CD Ladders Explained
- Purchase the longest term CD with the best interest rate. Jane, found a 60 month CD at TD Bank paying 3.00%. Jane takes $10,000 and buys that CD.
- Jane currently has $15,000 that she does not want to lock away for 5 years (60 months) — in case of an emergency.
- Jane decides to purchase another CD from Wells Fargo/Wachovia. This 32 month CD has an interest rate 2.75%. However, Jane must invest $5,000 or more (this is one of the bank’s requirements — bank requirements vary from bank to bank). Jane decides that she can lock this portion of money away for 2 1/2 years.
- Jane currently has $10,000. She decides that she can manage any emergency with $2000. So, she purchases another CD from TD Bank with $3000. This 9 month CD has an interest rate of 1.40%.
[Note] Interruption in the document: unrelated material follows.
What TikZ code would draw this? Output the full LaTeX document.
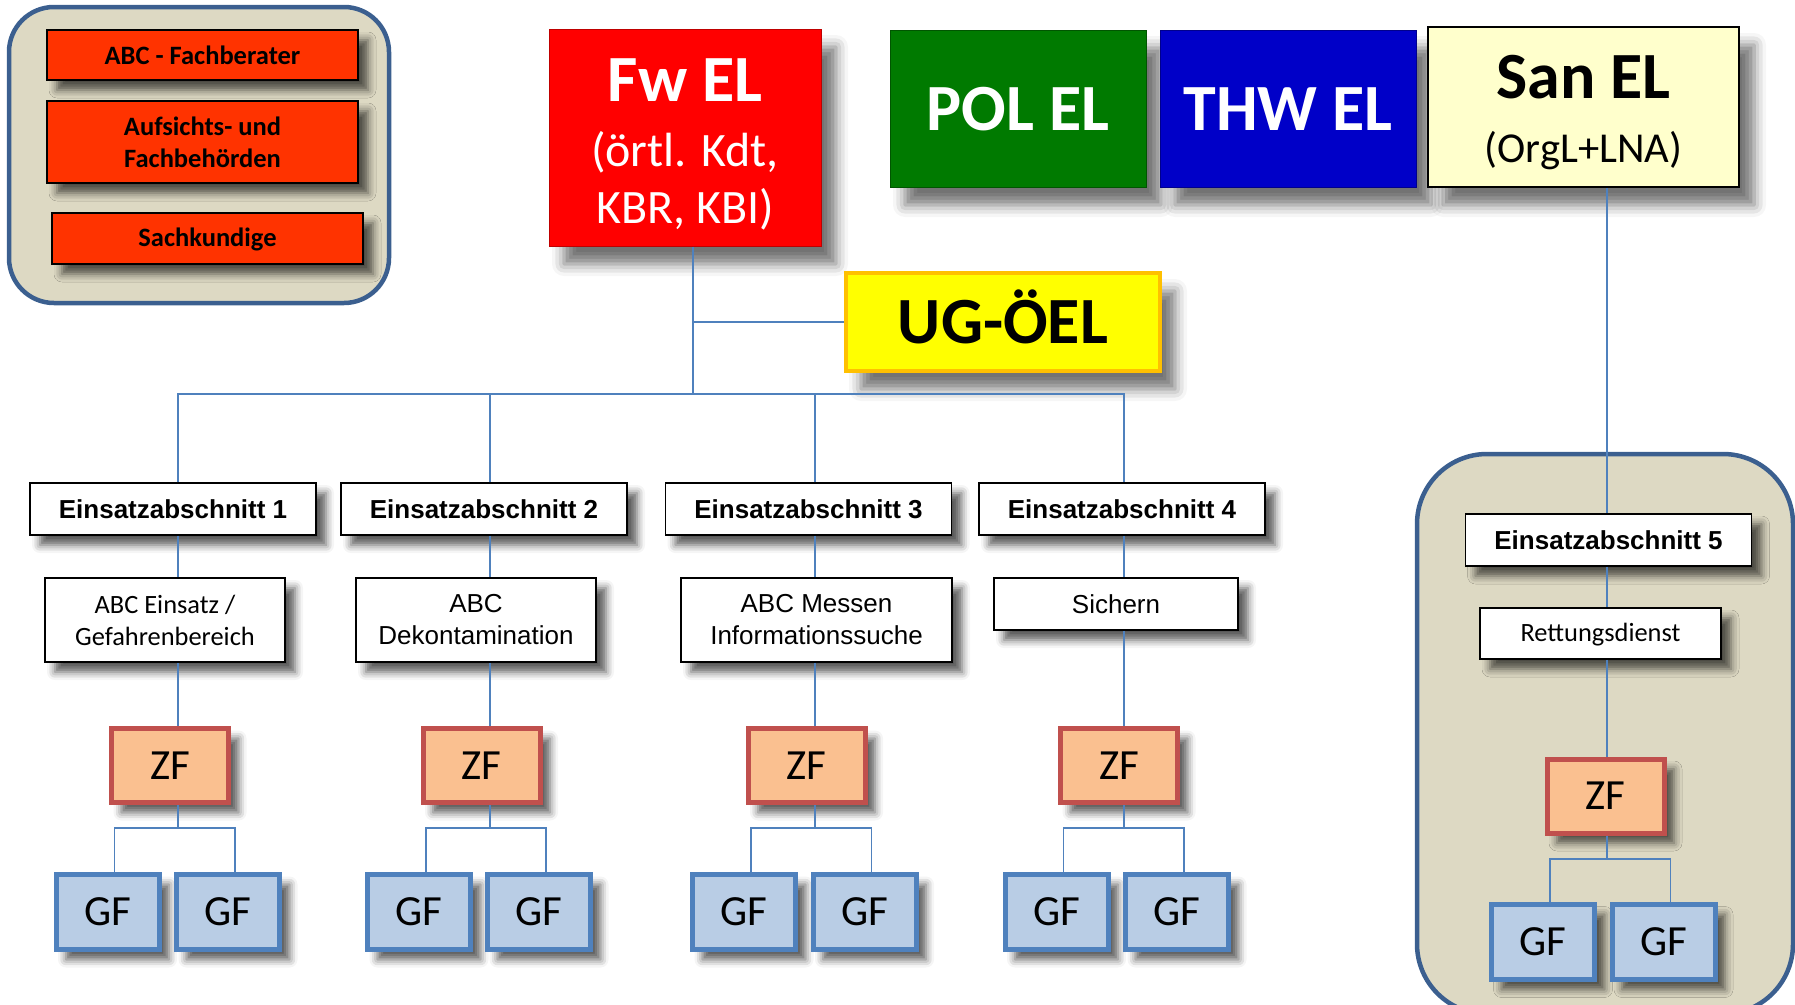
\documentclass[tikz,border=0pt]{standalone}
\usepackage{fontspec}
\setmainfont{Carlito}
\newfontfamily\arialfont{Liberation Sans}
\usetikzlibrary{shadows.blur}
\definecolor{rbred}{HTML}{FF3300}
\definecolor{fwred}{HTML}{FF0000}
\definecolor{polgreen}{HTML}{007A00}
\definecolor{thwblue}{HTML}{0000C8}
\definecolor{sanyellow}{HTML}{FFFFCC}
\definecolor{ugyellow}{HTML}{FFFF00}
\definecolor{ugborder}{HTML}{FFC000}
\definecolor{contfill}{HTML}{DDD9C3}
\definecolor{contborder}{HTML}{3B5F8F}
\definecolor{zffill}{HTML}{FAC090}
\definecolor{zfborder}{HTML}{C0504D}
\definecolor{gffill}{HTML}{B9CDE5}
\definecolor{gfborder}{HTML}{4F81BD}
\definecolor{lineblue}{HTML}{4F81BD}
\begin{document}
\begin{tikzpicture}[x=1pt,y=-1pt,
  box/.style={draw, rectangle, inner sep=0pt, align=center},
  sh/.style={blur shadow={shadow xshift=10pt, shadow yshift=-10pt, shadow blur radius=8pt, shadow opacity=65}},
  bigsh/.style={blur shadow={shadow xshift=15pt, shadow yshift=-18pt, shadow blur radius=12pt, shadow opacity=55}},
  container/.style={draw=contborder, fill=contfill, line width=4.5pt, rectangle, inner sep=0pt},
  redbox/.style={box, fill=rbred, draw=black, line width=1.5pt, minimum width=311pt, font=\fontsize{26.5}{32}\selectfont\bfseries, sh},
  elbox/.style={box, minimum width=256pt, minimum height=157pt, bigsh},
  eabox/.style={box, fill=white, draw=black, line width=1.5pt, minimum width=286pt, minimum height=52pt, font=\arialfont\bfseries\fontsize{26}{30}\selectfont, sh},
  subbox/.style={box, fill=white, draw=black, line width=1.5pt, sh},
  calfont/.style={font=\fontsize{26.4}{32}\selectfont},
  arfont/.style={font=\arialfont\fontsize{26}{32}\selectfont},
  zfbox/.style={box, fill=zffill, draw=zfborder, line width=5pt, minimum width=117pt, minimum height=74pt, font=\fontsize{43}{43}\selectfont, sh},
  gfbox/.style={box, fill=gffill, draw=gfborder, line width=5pt, minimum width=103pt, minimum height=75pt, font=\fontsize{43}{43}\selectfont, sh},
  conn/.style={draw=lineblue, line width=1.6pt}
]
\useasboundingbox (0,0) rectangle (1795,1004);

% group containers
\node[container, rounded corners=45pt, minimum width=380pt, minimum height=296pt] (grpA) at (199,155) {};
\node[container, rounded corners=70pt, minimum width=376pt, minimum height=560pt] (grpB) at (1605,734) {};

% advisers
\node[redbox, minimum height=50pt] (r1) at (202.5,55) {ABC - Fachberater};
\node[redbox, minimum height=82pt] (r2) at (202.5,142) {Aufsichts- und\\Fachbehörden};
\node[redbox, minimum height=51pt] (r3) at (207.5,238.5) {\rule{0pt}{20pt}Sachkundige};

% top leaders
\node[box, fill=fwred, draw=fwred!75!black, line width=1pt, minimum width=272pt, minimum height=217pt,
      text=white, font=\fontsize{48}{57}\selectfont, bigsh] (fwel) at (685,137.5)
      {\rule{0pt}{57pt}{\fontsize{66}{66}\selectfont\bfseries Fw EL}\\[8pt](örtl. Kdt,\\KBR, KBI)};
\node[elbox, fill=polgreen, draw=polgreen!70!black, line width=1pt, text=white,
      font=\fontsize{66}{66}\selectfont\bfseries, text height=44.5pt, text depth=0pt] (polel) at (1018,108.5) {POL EL};
\node[elbox, fill=thwblue, draw=thwblue!70!black, line width=1pt, text=white,
      font=\fontsize{66}{66}\selectfont\bfseries, text height=44.5pt, text depth=0pt] (thwel) at (1288,108.5) {THW EL};
\node[box, fill=sanyellow, draw=black, line width=1.5pt, minimum width=311pt, minimum height=160pt,
      font=\fontsize{42.6}{64}\selectfont, bigsh] (sanel) at (1583.5,107)
      {\rule{0pt}{54pt}{\fontsize{66}{66}\selectfont\bfseries San EL}\\(OrgL+LNA)};
\node[box, fill=ugyellow, draw=ugborder, line width=4pt, minimum width=314pt, minimum height=98pt,
      font=\fontsize{66}{66}\selectfont\bfseries, text height=43pt, text depth=0pt, bigsh] (ugoel) at (1003,322) {UG-ÖEL};

% Einsatzabschnitte
\node[eabox] (ea1) at (173,509) {Einsatzabschnitt 1};
\node[eabox] (ea2) at (484,509) {Einsatzabschnitt 2};
\node[eabox] (ea3) at (808.5,509) {Einsatzabschnitt 3};
\node[eabox] (ea4) at (1122,509) {Einsatzabschnitt 4};
\node[eabox] (ea5) at (1608.5,540) {Einsatzabschnitt 5};

% tasks
\node[subbox, calfont, minimum width=240pt, minimum height=84pt] (sub1) at (165,620) {ABC Einsatz /\\Gefahrenbereich};
\node[subbox, arfont, minimum width=240pt, minimum height=84pt] (sub2) at (476,620) {ABC\\Dekontamination};
\node[subbox, arfont, minimum width=271pt, minimum height=84pt] (sub3) at (816.5,620) {ABC Messen\\Informationssuche};
\node[subbox, arfont, minimum width=244pt, minimum height=52pt] (sub4) at (1116,604) {Sichern};
\node[subbox, calfont, minimum width=241pt, minimum height=51pt] (sub5) at (1600.5,633.5) {\rule{0pt}{21pt}Rettungsdienst};

% ZF
\node[zfbox] (zf1) at (170,765.5) {ZF};
\node[zfbox] (zf2) at (481.5,765.5) {ZF};
\node[zfbox] (zf3) at (806.5,765.5) {ZF};
\node[zfbox] (zf4) at (1119,765.5) {ZF};
\node[zfbox] (zf5) at (1605.5,796) {ZF};

% GF
\node[gfbox] (gf1a) at (107.5,912) {GF};
\node[gfbox] (gf1b) at (228,912) {GF};
\node[gfbox] (gf2a) at (419,912) {GF};
\node[gfbox] (gf2b) at (539,912) {GF};
\node[gfbox] (gf3a) at (744,912) {GF};
\node[gfbox] (gf3b) at (864.5,912) {GF};
\node[gfbox] (gf4a) at (1056.5,912) {GF};
\node[gfbox] (gf4b) at (1177,912) {GF};
\node[gfbox] (gf5a) at (1543,942) {GF};
\node[gfbox] (gf5b) at (1663.5,942) {GF};

% column lines
\coordinate (c1) at (178,0);
\coordinate (c2) at (490,0);
\coordinate (c3) at (815,0);
\coordinate (c4) at (1124,0);
\coordinate (c5) at (1607,0);
\coordinate (fwx) at (693,0);
\coordinate (bus) at (693,394);

% connectors
\draw[conn] (fwel.south -| fwx) -- (bus);
\draw[conn] (ugoel.west) -- (ugoel.west -| fwx);
\draw[conn] (ea1.north -| c1) |- (bus) -| (ea4.north -| c4);
\draw[conn] (ea2.north -| c2) -- (bus -| c2);
\draw[conn] (ea3.north -| c3) -- (bus -| c3);
\draw[conn] (sanel.south -| c5) -- (ea5.north -| c5);

\foreach \i/\fy in {1/828,2/828,3/828,4/828,5/859} {
  \path (c\i |- 0,\fy) coordinate (f\i);
  \draw[conn] (ea\i.south -| c\i) -- (sub\i.north -| c\i);
  \draw[conn] (sub\i.south -| c\i) -- (zf\i.north -| c\i);
  \draw[conn] (zf\i.south -| c\i) -- (f\i);
  \draw[conn] ([xshift=7pt]gf\i a.north) |- (f\i) -| ([xshift=7pt]gf\i b.north);
}
\end{tikzpicture}
\end{document}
- Jane currently has $7,000. She decides to purchase another CD from TD Bank with $5,000. This 48 month CD has an interest rate of 2.75%
- Jane leaves $2,000 in her existing account for emergencies.
CD Laddering Demo
- $10,000 in a 60 month CD at 3.00% = $1,500 in interest income at the maturity date (2014).
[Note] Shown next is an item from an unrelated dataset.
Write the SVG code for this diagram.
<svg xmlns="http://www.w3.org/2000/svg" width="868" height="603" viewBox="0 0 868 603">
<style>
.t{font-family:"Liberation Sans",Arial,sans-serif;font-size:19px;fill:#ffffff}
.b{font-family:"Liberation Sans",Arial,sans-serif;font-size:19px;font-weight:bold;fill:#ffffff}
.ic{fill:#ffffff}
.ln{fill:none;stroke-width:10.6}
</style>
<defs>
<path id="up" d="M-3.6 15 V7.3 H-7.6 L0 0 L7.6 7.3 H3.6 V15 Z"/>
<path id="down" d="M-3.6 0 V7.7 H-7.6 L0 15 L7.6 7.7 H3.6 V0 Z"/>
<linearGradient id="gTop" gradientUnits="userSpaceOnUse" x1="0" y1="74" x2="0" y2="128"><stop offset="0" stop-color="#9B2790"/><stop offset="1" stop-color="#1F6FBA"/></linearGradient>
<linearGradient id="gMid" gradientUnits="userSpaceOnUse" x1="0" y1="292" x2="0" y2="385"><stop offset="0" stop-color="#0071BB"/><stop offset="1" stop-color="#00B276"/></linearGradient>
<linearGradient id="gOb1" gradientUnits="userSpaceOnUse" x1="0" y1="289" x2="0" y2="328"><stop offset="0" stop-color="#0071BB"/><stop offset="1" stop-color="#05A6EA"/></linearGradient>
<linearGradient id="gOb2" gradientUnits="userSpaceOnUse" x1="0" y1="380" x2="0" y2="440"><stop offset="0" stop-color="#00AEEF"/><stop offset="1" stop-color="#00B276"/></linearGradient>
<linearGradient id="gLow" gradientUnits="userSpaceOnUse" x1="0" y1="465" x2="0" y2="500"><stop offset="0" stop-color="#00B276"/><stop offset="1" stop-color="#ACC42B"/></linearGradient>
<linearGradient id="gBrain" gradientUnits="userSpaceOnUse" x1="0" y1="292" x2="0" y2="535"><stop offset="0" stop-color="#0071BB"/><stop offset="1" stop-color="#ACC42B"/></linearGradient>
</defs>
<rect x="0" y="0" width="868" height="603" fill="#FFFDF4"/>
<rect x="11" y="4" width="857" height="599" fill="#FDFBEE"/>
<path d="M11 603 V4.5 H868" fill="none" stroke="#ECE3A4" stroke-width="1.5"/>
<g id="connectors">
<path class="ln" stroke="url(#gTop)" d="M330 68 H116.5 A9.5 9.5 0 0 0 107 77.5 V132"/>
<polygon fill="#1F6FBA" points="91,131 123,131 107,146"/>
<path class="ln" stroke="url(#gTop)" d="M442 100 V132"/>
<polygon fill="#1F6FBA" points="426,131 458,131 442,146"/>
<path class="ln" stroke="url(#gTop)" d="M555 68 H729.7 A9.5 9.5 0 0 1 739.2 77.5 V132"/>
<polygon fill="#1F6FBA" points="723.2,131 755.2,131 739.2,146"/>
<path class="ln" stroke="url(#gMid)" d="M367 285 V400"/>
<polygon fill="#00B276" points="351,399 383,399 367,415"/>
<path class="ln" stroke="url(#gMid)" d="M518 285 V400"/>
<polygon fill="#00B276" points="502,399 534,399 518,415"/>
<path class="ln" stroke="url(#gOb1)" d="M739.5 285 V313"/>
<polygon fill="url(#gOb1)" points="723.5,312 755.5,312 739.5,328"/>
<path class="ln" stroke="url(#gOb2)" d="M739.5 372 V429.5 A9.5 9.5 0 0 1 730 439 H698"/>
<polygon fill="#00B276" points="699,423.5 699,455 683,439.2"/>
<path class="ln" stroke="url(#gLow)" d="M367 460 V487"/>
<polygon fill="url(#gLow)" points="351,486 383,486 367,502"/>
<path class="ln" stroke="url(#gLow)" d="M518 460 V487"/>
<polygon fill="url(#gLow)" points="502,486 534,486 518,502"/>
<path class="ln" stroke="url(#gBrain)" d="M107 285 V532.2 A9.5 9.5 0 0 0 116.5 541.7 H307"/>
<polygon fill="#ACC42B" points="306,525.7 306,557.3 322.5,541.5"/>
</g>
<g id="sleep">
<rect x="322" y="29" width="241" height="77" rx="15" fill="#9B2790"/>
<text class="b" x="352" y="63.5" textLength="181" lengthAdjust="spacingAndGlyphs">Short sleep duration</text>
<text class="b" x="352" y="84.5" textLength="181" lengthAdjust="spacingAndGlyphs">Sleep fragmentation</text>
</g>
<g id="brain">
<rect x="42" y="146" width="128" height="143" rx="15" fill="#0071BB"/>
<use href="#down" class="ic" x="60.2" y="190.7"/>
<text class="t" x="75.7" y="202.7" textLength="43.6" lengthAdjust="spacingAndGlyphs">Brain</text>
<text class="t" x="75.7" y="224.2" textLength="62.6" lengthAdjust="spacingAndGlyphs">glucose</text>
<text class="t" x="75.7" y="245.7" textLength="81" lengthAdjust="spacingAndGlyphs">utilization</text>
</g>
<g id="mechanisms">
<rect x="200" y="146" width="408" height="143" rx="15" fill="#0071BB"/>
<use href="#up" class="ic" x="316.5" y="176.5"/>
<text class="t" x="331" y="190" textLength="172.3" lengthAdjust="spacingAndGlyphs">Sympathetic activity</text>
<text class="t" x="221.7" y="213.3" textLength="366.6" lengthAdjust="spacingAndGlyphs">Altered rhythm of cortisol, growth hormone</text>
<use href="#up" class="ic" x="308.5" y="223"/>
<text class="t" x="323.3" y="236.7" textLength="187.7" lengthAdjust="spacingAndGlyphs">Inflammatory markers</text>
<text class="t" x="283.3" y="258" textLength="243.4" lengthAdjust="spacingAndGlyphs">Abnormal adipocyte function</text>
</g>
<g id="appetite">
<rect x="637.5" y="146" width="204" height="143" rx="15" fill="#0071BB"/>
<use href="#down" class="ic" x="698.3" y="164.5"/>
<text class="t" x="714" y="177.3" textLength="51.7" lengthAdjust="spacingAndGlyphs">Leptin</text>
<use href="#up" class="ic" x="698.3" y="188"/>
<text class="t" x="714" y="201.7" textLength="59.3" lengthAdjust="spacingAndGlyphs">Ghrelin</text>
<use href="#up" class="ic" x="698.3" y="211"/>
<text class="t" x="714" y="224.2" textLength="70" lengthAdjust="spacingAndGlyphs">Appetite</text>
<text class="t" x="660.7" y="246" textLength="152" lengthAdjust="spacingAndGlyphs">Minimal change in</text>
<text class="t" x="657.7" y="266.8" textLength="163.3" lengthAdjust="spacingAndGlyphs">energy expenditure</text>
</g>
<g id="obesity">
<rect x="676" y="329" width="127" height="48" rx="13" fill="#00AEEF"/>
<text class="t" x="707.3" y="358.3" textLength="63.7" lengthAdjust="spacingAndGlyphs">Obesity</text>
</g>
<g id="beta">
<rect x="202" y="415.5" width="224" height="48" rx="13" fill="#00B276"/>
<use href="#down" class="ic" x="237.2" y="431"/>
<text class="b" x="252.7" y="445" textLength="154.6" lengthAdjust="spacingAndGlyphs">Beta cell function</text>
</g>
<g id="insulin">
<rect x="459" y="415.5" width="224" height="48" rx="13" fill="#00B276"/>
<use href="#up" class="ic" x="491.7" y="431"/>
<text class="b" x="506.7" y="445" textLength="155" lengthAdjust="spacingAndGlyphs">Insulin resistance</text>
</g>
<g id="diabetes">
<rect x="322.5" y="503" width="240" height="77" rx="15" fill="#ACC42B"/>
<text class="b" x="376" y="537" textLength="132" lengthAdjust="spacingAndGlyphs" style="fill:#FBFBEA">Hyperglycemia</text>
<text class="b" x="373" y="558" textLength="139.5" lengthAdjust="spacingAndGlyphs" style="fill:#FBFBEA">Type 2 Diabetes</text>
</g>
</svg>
- $5,000 in a 48 month CD at 2.75% = $550.00 in interest income at the maturity date (2013).
- $5,000 in a 32 month CD at 2.75% = $366.67 in interest income at the maturity date (2012).
- $3,000 in a 9 month CD at 1.40% = $31.50 in interest income at the maturity date (2011).
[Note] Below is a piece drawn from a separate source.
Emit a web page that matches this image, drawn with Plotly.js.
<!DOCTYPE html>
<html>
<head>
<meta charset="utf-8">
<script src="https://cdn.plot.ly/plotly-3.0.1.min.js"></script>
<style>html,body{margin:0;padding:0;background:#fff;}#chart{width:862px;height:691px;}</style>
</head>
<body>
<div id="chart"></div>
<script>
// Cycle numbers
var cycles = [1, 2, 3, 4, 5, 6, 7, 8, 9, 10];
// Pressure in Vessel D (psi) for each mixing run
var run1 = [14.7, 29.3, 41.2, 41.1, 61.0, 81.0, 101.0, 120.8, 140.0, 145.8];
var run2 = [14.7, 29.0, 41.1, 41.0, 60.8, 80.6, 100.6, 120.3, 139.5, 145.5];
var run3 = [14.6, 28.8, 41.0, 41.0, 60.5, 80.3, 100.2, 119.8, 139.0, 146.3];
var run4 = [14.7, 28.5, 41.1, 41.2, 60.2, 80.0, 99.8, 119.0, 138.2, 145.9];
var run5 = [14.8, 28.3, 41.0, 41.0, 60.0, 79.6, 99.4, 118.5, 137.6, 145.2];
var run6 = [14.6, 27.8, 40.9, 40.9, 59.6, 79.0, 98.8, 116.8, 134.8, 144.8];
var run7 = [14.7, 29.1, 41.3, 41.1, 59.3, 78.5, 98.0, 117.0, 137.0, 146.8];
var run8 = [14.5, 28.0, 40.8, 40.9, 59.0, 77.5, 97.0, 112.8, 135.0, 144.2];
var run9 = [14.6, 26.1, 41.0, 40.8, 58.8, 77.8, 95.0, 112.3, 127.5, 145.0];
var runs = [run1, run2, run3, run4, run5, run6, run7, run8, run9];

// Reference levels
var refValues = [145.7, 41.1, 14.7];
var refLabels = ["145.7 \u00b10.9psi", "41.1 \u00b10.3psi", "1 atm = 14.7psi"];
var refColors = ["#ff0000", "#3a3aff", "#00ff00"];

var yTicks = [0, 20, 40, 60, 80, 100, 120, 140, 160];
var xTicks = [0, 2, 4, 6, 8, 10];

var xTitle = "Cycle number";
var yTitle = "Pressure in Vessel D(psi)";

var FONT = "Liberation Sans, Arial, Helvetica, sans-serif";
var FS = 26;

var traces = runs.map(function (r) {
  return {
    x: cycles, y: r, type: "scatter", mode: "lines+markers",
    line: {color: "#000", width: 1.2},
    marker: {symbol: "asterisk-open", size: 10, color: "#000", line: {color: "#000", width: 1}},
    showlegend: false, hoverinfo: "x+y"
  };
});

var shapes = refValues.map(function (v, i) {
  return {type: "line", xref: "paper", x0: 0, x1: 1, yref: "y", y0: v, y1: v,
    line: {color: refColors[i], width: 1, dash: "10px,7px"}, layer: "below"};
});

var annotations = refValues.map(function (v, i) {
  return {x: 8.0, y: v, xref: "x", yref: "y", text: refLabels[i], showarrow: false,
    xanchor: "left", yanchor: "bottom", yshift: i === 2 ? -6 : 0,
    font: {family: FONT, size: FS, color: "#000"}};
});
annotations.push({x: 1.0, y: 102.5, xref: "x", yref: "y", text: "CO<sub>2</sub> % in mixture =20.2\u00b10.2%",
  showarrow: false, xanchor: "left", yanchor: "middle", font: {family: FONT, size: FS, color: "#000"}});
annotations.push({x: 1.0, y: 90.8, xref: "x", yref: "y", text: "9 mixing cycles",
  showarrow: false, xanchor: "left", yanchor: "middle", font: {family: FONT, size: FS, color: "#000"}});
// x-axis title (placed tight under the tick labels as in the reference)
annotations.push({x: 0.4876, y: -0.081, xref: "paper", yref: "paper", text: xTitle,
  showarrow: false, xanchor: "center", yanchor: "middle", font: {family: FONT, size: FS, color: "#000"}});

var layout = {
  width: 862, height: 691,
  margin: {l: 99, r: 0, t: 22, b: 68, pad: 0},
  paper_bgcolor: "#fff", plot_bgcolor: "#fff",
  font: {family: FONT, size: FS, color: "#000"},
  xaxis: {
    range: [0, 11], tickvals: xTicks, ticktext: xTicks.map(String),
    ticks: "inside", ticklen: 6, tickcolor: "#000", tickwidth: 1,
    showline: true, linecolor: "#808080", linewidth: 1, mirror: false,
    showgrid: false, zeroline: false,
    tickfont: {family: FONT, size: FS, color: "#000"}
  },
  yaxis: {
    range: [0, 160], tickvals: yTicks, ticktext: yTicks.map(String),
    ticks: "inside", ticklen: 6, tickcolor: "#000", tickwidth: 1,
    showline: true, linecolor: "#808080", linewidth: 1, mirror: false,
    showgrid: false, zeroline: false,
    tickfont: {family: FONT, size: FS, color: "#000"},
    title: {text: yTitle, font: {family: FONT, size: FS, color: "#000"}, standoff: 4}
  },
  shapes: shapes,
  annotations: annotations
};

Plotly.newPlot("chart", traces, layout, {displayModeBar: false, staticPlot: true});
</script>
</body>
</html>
- $2,000 in ING Orange Savings account at 1.40%
Use the CD Calculator
As you can see Jane has laddered her CDs to reach a maturity date each year. Jane also elected to receive month interest income payments that are transferred back to her ING Orange Savings account each month. If you elected to have interest paid out during the course of the CD term at maturity date you only received your principle amount. Why would you elect to receive interest income throughout the course of the CD’s term? In the beginning we stated that Jane was nervous about emergencies. Therefore, Jane wants some money each month to calm her fears. Another reason why monthly interest payments are good is if the rates are due to rise. If the rates do rise hopefully you will have enough money to invest in a higher CD rate. Remember, at the maturity date you will have the option to have the CD auto renew (not suggested) or cashed out. Cash out and search for the best rate to invest.
CD Monthly Interest Payments
- 60 month CD = $25.00 per/month
- 48 month CD = $11.46 per/month
- 32 month CD = $11.46 per/month
- 09 month CD = $ 3.50 per/month
- Saving Acct = $ 2.33 per/month
Total Monthly Interest Income for Jane = $53.75. Each month this interest income will grow if Jane does not use the money in her savings account. Why? Jane has elected to transfer the interest from her CDs into her savings account. Her savings account balance will grow and so will the interest she received on it. Hopefully, when rates go up — Jane will have enough money in her savings account to purchase another CD.